"Pakistan will provide all possible assistance to her," Sadiq told The Associated Press.
Siddiqui, 36, who has been described as a possible "fixer" for al-Qaida, was picked up in Afghanistan on July 17.
According to a U.S. criminal complaint, she was carrying documents containing recipes for explosives and chemical weapons and describing "various landmarks in the United States, including New York City."
The complaint also alleges Siddiqui carried "chemical substances in gel and liquid form that were sealed in bottles and glass jars." It did not elaborate.
The day after Siddiqui was detained, as a team of FBI agents and U.S. military officers prepared to question her, she allegedly snatched a soldier's rifle and pointed it at an Army captain. She fired two shots but missed because an interpreter pushed the weapon aside, authorities allege.
She was wounded when a soldier fired at her in response. She was given medical aid and later flown to New York to be formally charged in a federal court.
In 2004, then-Attorney General John Ashcroft and FBI Director Robert Mueller III said Siddiqui was one of seven people ths FBI wanted to question about suspected ties to al-Qaida.
Siddiqui is believed to have returned to Pakistan shortly after the Sept. 11, 2001, attacks in the United States and later disappeared. Her family has insisted she is innocent of terror-related accusations.
Over the years, there has been speculation that the U.S. or Pakistan had secretly detained Siddiqui. Sadiq on Sunday said he had no information on whether Siddiqui had ever been in Pakistani custody, while a U.S. Embassy spokesman strongly denied the allegation.
"The United States did not have knowledge of her whereabouts until she was detained by the Afghan police on July 17," spokesman Lou Fintor said. "Ms. Siddiqui was not in custody of the United States either at Bagram Air Base in Afghanistan or anywhere else at any time prior to her detention on July 17.
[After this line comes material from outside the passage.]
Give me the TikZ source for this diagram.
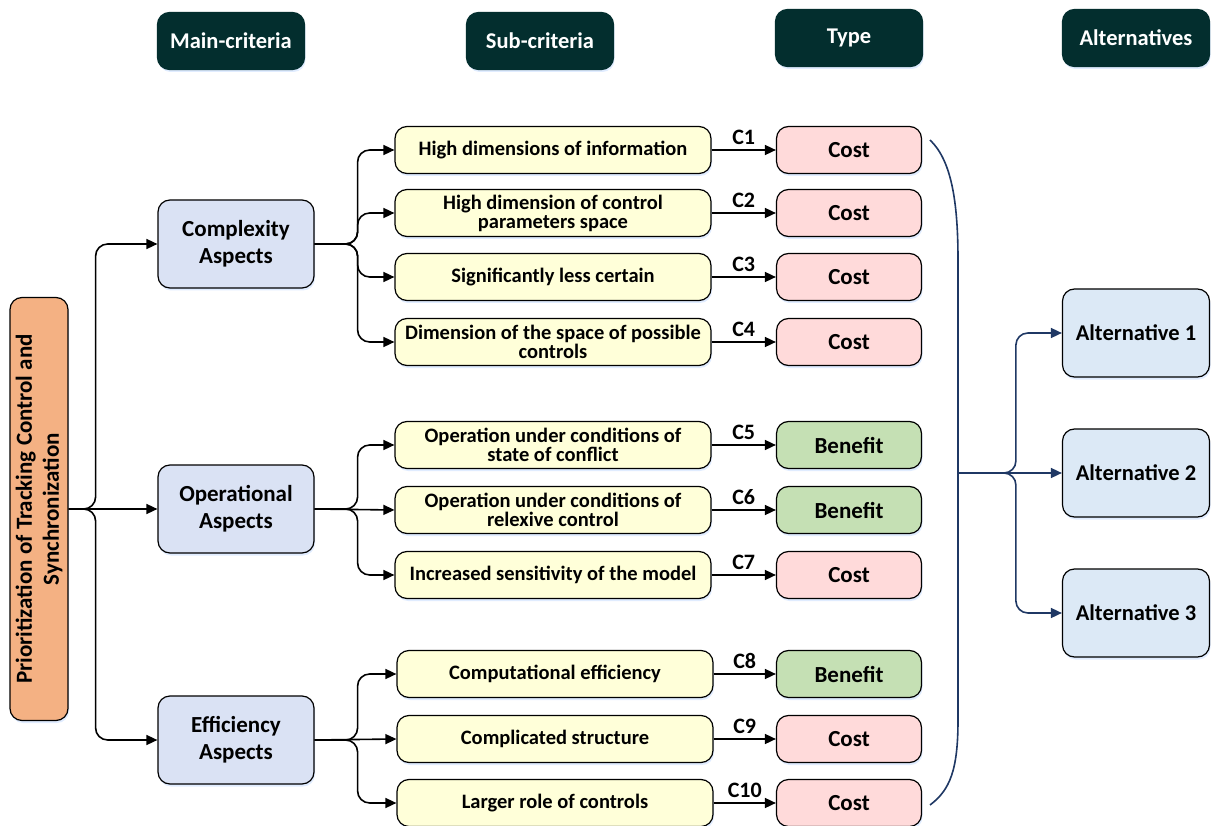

"Any rumors or allegations to the contrary are absolutely baseless and without any credible foundation whatsoever." Sadiq has said Pakistan also was seeking information on the whereabouts of Siddiqui's three children, who were reported missing along with her.
According to the state-run Associated Press of Pakistan, a Pakistani diplomat assured Siddiqui in their meeting Saturday that the country would do its best to ensure she received fair treatment and proper medical care.
U.S. authorities say Siddiqui received a biology degree from the Massachusetts Institute of Technology and wrote a doctoral thesis on neurological sciences at Brandeis University, outside Boston, and that she could have used her knowledge of the United States to support terrorists trying to slip into the country and plot attacks.